There is one other feature that I haven’t mentioned yet. Local storage. The new Base Station contains a 64GB SD card, which is upgradable to 512GB, and it can be used to setup your Ring cameras or doorbells to record locally, instead of in the cloud.

This sounds awesome, but there’s a big flaw here. This feature only works if you pay for the Protect Pro plan. In other words, even if you have $1000 worth of Ring cameras, doorbells and their alarm system installed in your house, you can’t even get local storage – without paying $20 a month. This is bizarre. What other smart cameras (like Eufy and Wyze) do is include an SD card and local storage FOR FREE, and only charge you if you want cloud recording.

Instead Ring cameras and doorbells are essentially pointless without a subscription. You are almost forced to pay $3 (or £2.50) per month (per device) if you want a useful smart camera. Then if you want LOCAL recording, you must pay $20 per month. And own a $250 base station.

It’s a very expensive way of achieving local storage. I think that I’d personally prefer to just install Eufy or Wyze (or even a more conventional CCTV and DVR system) if local storage was important to me.

I’d suggest that unless you love Ring and are willing to trust them with all aspects of your home, the new Ring Alarm Pro and Protect Pro systems are probably worth skipping – arguably. Especially now that rival offerings from SimpliSafe (and others) are now available for a similar price.

Anywhoo, that wraps up today’s video. I hope you found it helpful. If you did, please click the thumbs up button – which will tell YouTube that more people should see this video. Please also consider subscribing to my channel, and clicking the bell icon which will notify you when I release new videos. Thank you!

About Tristan Perry

Tristan Perry is a software developer who is passionate about tech gadgets, DIY and housing. He has therefore loved seeing smart homes hit the mainstream. Tristan also has an academic background (in Math & Computer Science), and so he enjoys digging into the technical ways that smart home devices work.

Tristan owns close to a dozen Amazon Echo devices, way too many Philips Hue bulbs and lightstrips, a boat-load of Ring Cameras and Doorbells... and a bunch of other smart home devices too (from Reolink, Google Nest, GLEDOPTO and others).

If you have any questions, feedback or suggestions about this article, please leave a comment below. Please note that all comments go into a moderation queue (to prevent blog spam). Your comment will be manually reviewed and approved by Tristan in less than a week. Thanks!

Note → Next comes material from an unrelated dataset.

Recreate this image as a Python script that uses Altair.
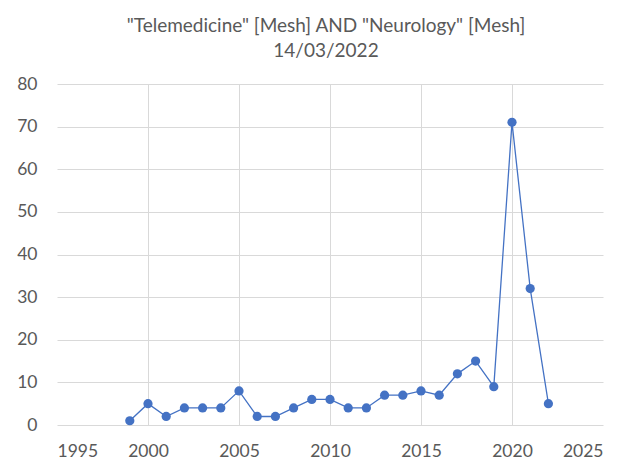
import altair as alt
import pandas as pd

years = [1999, 2000, 2001, 2002, 2003, 2004, 2005, 2006, 2007, 2008, 2009, 2010,
         2011, 2012, 2013, 2014, 2015, 2016, 2017, 2018, 2019, 2020, 2021, 2022]
counts = [1, 5, 2, 4, 4, 4, 8, 2, 2, 4, 6, 6,
          4, 4, 7, 7, 8, 7, 12, 15, 9, 71, 32, 5]
x_ticks = [1995, 2000, 2005, 2010, 2015, 2020, 2025]
y_ticks = [0, 10, 20, 30, 40, 50, 60, 70, 80]

df = pd.DataFrame({"year": years, "count": counts})

FONT = "Lato"
GRAY = "#595959"
BLUE = "#4472C4"

x = alt.X("year:Q",
          scale=alt.Scale(domain=[1995, 2025], nice=False, zero=False),
          axis=alt.Axis(values=x_ticks, format="d", title=None, domain=False, ticks=False,
                        labelPadding=17, labelFontSize=17.5, labelColor=GRAY, labelFont=FONT,
                        gridColor="#d9d9d9",
                        gridOpacity={"condition": {"test": "datum.value == 1995 || datum.value == 2025", "value": 0}, "value": 1}))
y = alt.Y("count:Q",
          scale=alt.Scale(domain=[0, 80], nice=False),
          axis=alt.Axis(values=y_ticks, title=None, domain=False, ticks=False,
                        labelPadding=20, labelFontSize=17.5, labelColor=GRAY, labelFont=FONT,
                        gridColor="#d9d9d9"))

base = alt.Chart(df)
line = base.mark_line(color=BLUE, strokeWidth=1.3).encode(x=x, y=y)
pts = base.mark_circle(color=BLUE, size=85, opacity=1).encode(x=x, y=y)

chart = (line + pts).properties(
    width=546, height=341,
    autosize=alt.AutoSizeParams(type="none"),
    padding={"left": 49, "top": 76, "right": 22, "bottom": 36},
    title=alt.TitleParams(
        text=['"Telemedicine" [Mesh] AND "Neurology" [Mesh]', "14/03/2022"],
        font=FONT, fontSize=19, fontWeight="normal", color=GRAY,
        anchor="middle", offset=14, lineHeight=25, dx=-4),
).configure_view(stroke=None)

chart.save("out.html", embed_options={"renderer": "svg", "actions": False})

2 thoughts on “Ring Protect Basic vs Plus vs Pro (Why, Ring?) – New Video”

  1. Because I have collectables worth a certain amount of money (and are good investments for my children) I needed a solid perimeter alarm system, preferably with motion detectors and that was compatible with several different cameras I already own. Price was a serious issue as well, as I’m on a fixed income. After reading reviews, speaking with representatives and local emergency services IMO the Ring alarm system with the Pro plan was the most reasonably priced, compatible with existing hardware/software and judged a good system by local services. You seem focused only on video storage and not protective services and miss the point of the Ring system completely.

    • Thanks for the comment Jim! This video was mainly to update people on the changes that Ring had made, and especially how it affected existing customers. But I certainly agree with you that the Ring Alarm system is still pretty great value, even at $20/month – it offers more than ADT and Simplisafe at that sort of price point.